### EXERCISE PROMPT
Return the listing below exactly, with the pictures dropped.

### DATA PROVIDED

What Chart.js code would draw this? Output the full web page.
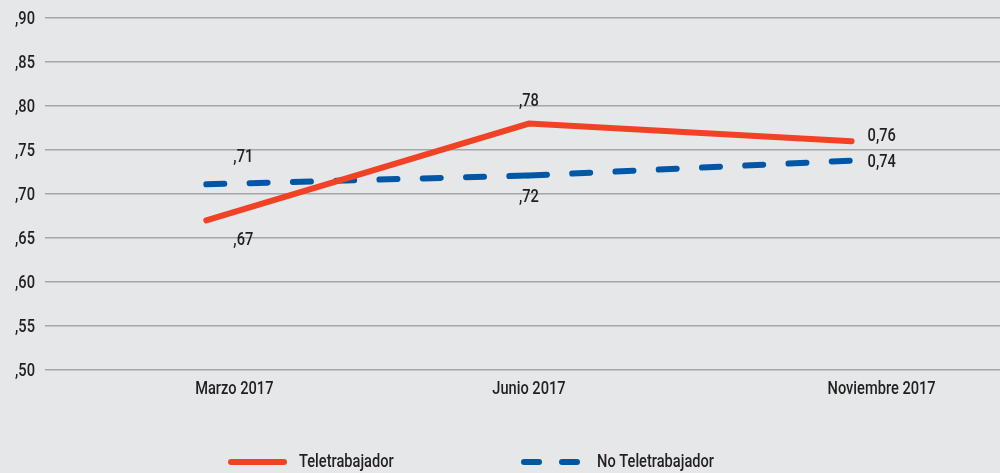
<!DOCTYPE html>
<html>
<head>
<meta charset="utf-8">
<script src="https://cdn.jsdelivr.net/npm/chart.js@4.4.0/dist/chart.umd.min.js"></script>
<style>
  html, body { margin: 0; padding: 0; background: #e6e7e9; }
  .box { width: 1000px; height: 473px; }
</style>
</head>
<body>
<div class="box"><canvas id="chart"></canvas></div>
<script>
const categories = ['Marzo 2017', 'Junio 2017', 'Noviembre 2017']
const teletrabajador = [0.67, 0.78, 0.76]
const noTeletrabajador = [0.711, 0.721, 0.738]
const teletrabajadorLabels = [',67', ',78', '0,76']
const noTeletrabajadorLabels = [',71', ',72', '0,74']

const FONT = '500 19px Roboto, "Noto Sans", sans-serif'
const SQUEEZE = 0.77   // the original type is a condensed face
const RED = '#f04224'
const BLUE = '#0057a6'
const TEXT = '#231f20'

// narrow text: draw squeezed horizontally around its anchor
function condensed(ctx, text, x, y, align) {
    ctx.save()
    ctx.translate(x, y)
    ctx.scale(SQUEEZE, 1)
    ctx.font = FONT
    ctx.fillStyle = TEXT
    ctx.textBaseline = 'middle'
    ctx.textAlign = align
    ctx.fillText(text, 0, 0)
    ctx.restore()
}

// tick labels, value labels and legend
const textLayer = {
    id: 'textLayer',
    afterDraw(chart) {
        const ctx = chart.ctx
        const xs = chart.scales.x
        const ys = chart.scales.y

        ys.ticks.forEach(t => condensed(ctx, t.label, 35, ys.getPixelForValue(t.value) + 1, 'right'))
        // category names sit a little right of the outer points in the original
        const shift = [28, 0, 30]
        xs.ticks.forEach((t, i) => condensed(ctx, t.label, xs.getPixelForValue(t.value) + shift[i], 389, 'center'))

        const offsets = [
            [[37, 20, 'center'], [0, -22, 'center'], [16, -5, 'left']],
            [[37, -27, 'center'], [0, 22, 'center'], [16, 2, 'left']]
        ]
        const texts = [teletrabajadorLabels, noTeletrabajadorLabels]
        chart.data.datasets.forEach((ds, d) => {
            chart.getDatasetMeta(d).data.forEach((pt, i) => {
                const o = offsets[d][i]
                condensed(ctx, texts[d][i], pt.x + o[0], pt.y + o[1], o[2])
            })
        })

        const y = 462
        ctx.save()
        ctx.lineWidth = 6
        ctx.lineCap = 'round'
        ctx.strokeStyle = RED
        ctx.beginPath()
        ctx.moveTo(231, y)
        ctx.lineTo(284, y)
        ctx.stroke()
        ctx.strokeStyle = BLUE
        ctx.beginPath()
        ctx.moveTo(524, y)
        ctx.lineTo(539, y)
        ctx.moveTo(562, y)
        ctx.lineTo(577, y)
        ctx.stroke()
        ctx.restore()
        condensed(ctx, 'Teletrabajador', 299, y, 'left')
        condensed(ctx, 'No Teletrabajador', 597, y, 'left')
    }
}

new Chart(document.getElementById('chart'), {
    type: 'line',
    data: {
        datasets: [
            {
                label: 'Teletrabajador',
                data: teletrabajador.map((v, i) => ({ x: i, y: v })),
                borderColor: RED,
                borderWidth: 6,
                borderCapStyle: 'round',
                pointRadius: 0,
                tension: 0
            },
            {
                label: 'No Teletrabajador',
                data: noTeletrabajador.map((v, i) => ({ x: i, y: v })),
                borderColor: BLUE,
                borderWidth: 6,
                borderCapStyle: 'round',
                borderDash: [18, 25.3],
                // restart the dash pattern at every point, like the original
                segment: { borderDashOffset: c => c.p0DataIndex * 0.001 },
                pointRadius: 0,
                tension: 0
            }
        ]
    },
    options: {
        responsive: true,
        maintainAspectRatio: false,
        animation: false,
        layout: { padding: { top: 18, right: 0, bottom: 68, left: 0 } },
        plugins: {
            legend: { display: false },
            tooltip: { enabled: false }
        },
        scales: {
            x: {
                type: 'linear',
                min: -0.5,
                max: 2.46,
                afterBuildTicks: s => { s.ticks = categories.map((c, i) => ({ value: i })) },
                afterFit: s => { s.height = 35 },
                grid: { display: false },
                border: { display: false },
                ticks: {
                    callback: v => categories[v],
                    color: 'rgba(0,0,0,0)',
                    font: { size: 10 },
                    maxRotation: 0
                }
            },
            y: {
                min: 0.5,
                max: 0.9,
                afterFit: s => { s.width = 45 },
                grid: { color: '#a4a6a9', lineWidth: 1.5, drawTicks: false },
                border: { display: false },
                ticks: {
                    stepSize: 0.05,
                    callback: v => ',' + v.toFixed(2).split('.')[1],
                    color: 'rgba(0,0,0,0)',
                    font: { size: 10 }
                }
            }
        }
    },
    plugins: [textLayer]
})
</script>
</body>
</html>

### RESPONSE TO THIS TASK
What Chart.js code would draw this? Output the full web page.
<!DOCTYPE html>
<html>
<head>
<meta charset="utf-8">
<script src="https://cdn.jsdelivr.net/npm/chart.js@4.4.0/dist/chart.umd.min.js"></script>
<style>
  html, body { margin: 0; padding: 0; background: #e6e7e9; }
  .box { width: 1000px; height: 473px; }
</style>
</head>
<body>
<div class="box"><canvas id="chart"></canvas></div>
<script>
const categories = ['Marzo 2017', 'Junio 2017', 'Noviembre 2017']
const teletrabajador = [0.67, 0.78, 0.76]
const noTeletrabajador = [0.711, 0.721, 0.738]
const teletrabajadorLabels = [',67', ',78', '0,76']
const noTeletrabajadorLabels = [',71', ',72', '0,74']

const FONT = '500 19px Roboto, "Noto Sans", sans-serif'
const SQUEEZE = 0.77   // the original type is a condensed face
const RED = '#f04224'
const BLUE = '#0057a6'
const TEXT = '#231f20'

// narrow text: draw squeezed horizontally around its anchor
function condensed(ctx, text, x, y, align) {
    ctx.save()
    ctx.translate(x, y)
    ctx.scale(SQUEEZE, 1)
    ctx.font = FONT
    ctx.fillStyle = TEXT
    ctx.textBaseline = 'middle'
    ctx.textAlign = align
    ctx.fillText(text, 0, 0)
    ctx.restore()
}

// tick labels, value labels and legend
const textLayer = {
    id: 'textLayer',
    afterDraw(chart) {
        const ctx = chart.ctx
        const xs = chart.scales.x
        const ys = chart.scales.y

        ys.ticks.forEach(t => condensed(ctx, t.label, 35, ys.getPixelForValue(t.value) + 1, 'right'))
        // category names sit a little right of the outer points in the original
        const shift = [28, 0, 30]
        xs.ticks.forEach((t, i) => condensed(ctx, t.label, xs.getPixelForValue(t.value) + shift[i], 389, 'center'))

        const offsets = [
            [[37, 20, 'center'], [0, -22, 'center'], [16, -5, 'left']],
            [[37, -27, 'center'], [0, 22, 'center'], [16, 2, 'left']]
        ]
        const texts = [teletrabajadorLabels, noTeletrabajadorLabels]
        chart.data.datasets.forEach((ds, d) => {
            chart.getDatasetMeta(d).data.forEach((pt, i) => {
                const o = offsets[d][i]
                condensed(ctx, texts[d][i], pt.x + o[0], pt.y + o[1], o[2])
            })
        })

        const y = 462
        ctx.save()
        ctx.lineWidth = 6
        ctx.lineCap = 'round'
        ctx.strokeStyle = RED
        ctx.beginPath()
        ctx.moveTo(231, y)
        ctx.lineTo(284, y)
        ctx.stroke()
        ctx.strokeStyle = BLUE
        ctx.beginPath()
        ctx.moveTo(524, y)
        ctx.lineTo(539, y)
        ctx.moveTo(562, y)
        ctx.lineTo(577, y)
        ctx.stroke()
        ctx.restore()
        condensed(ctx, 'Teletrabajador', 299, y, 'left')
        condensed(ctx, 'No Teletrabajador', 597, y, 'left')
    }
}

new Chart(document.getElementById('chart'), {
    type: 'line',
    data: {
        datasets: [
            {
                label: 'Teletrabajador',
                data: teletrabajador.map((v, i) => ({ x: i, y: v })),
                borderColor: RED,
                borderWidth: 6,
                borderCapStyle: 'round',
                pointRadius: 0,
                tension: 0
            },
            {
                label: 'No Teletrabajador',
                data: noTeletrabajador.map((v, i) => ({ x: i, y: v })),
                borderColor: BLUE,
                borderWidth: 6,
                borderCapStyle: 'round',
                borderDash: [18, 25.3],
                // restart the dash pattern at every point, like the original
                segment: { borderDashOffset: c => c.p0DataIndex * 0.001 },
                pointRadius: 0,
                tension: 0
            }
        ]
    },
    options: {
        responsive: true,
        maintainAspectRatio: false,
        animation: false,
        layout: { padding: { top: 18, right: 0, bottom: 68, left: 0 } },
        plugins: {
            legend: { display: false },
            tooltip: { enabled: false }
        },
        scales: {
            x: {
                type: 'linear',
                min: -0.5,
                max: 2.46,
                afterBuildTicks: s => { s.ticks = categories.map((c, i) => ({ value: i })) },
                afterFit: s => { s.height = 35 },
                grid: { display: false },
                border: { display: false },
                ticks: {
                    callback: v => categories[v],
                    color: 'rgba(0,0,0,0)',
                    font: { size: 10 },
                    maxRotation: 0
                }
            },
            y: {
                min: 0.5,
                max: 0.9,
                afterFit: s => { s.width = 45 },
                grid: { color: '#a4a6a9', lineWidth: 1.5, drawTicks: false },
                border: { display: false },
                ticks: {
                    stepSize: 0.05,
                    callback: v => ',' + v.toFixed(2).split('.')[1],
                    color: 'rgba(0,0,0,0)',
                    font: { size: 10 }
                }
            }
        }
    },
    plugins: [textLayer]
})
</script>
</body>
</html>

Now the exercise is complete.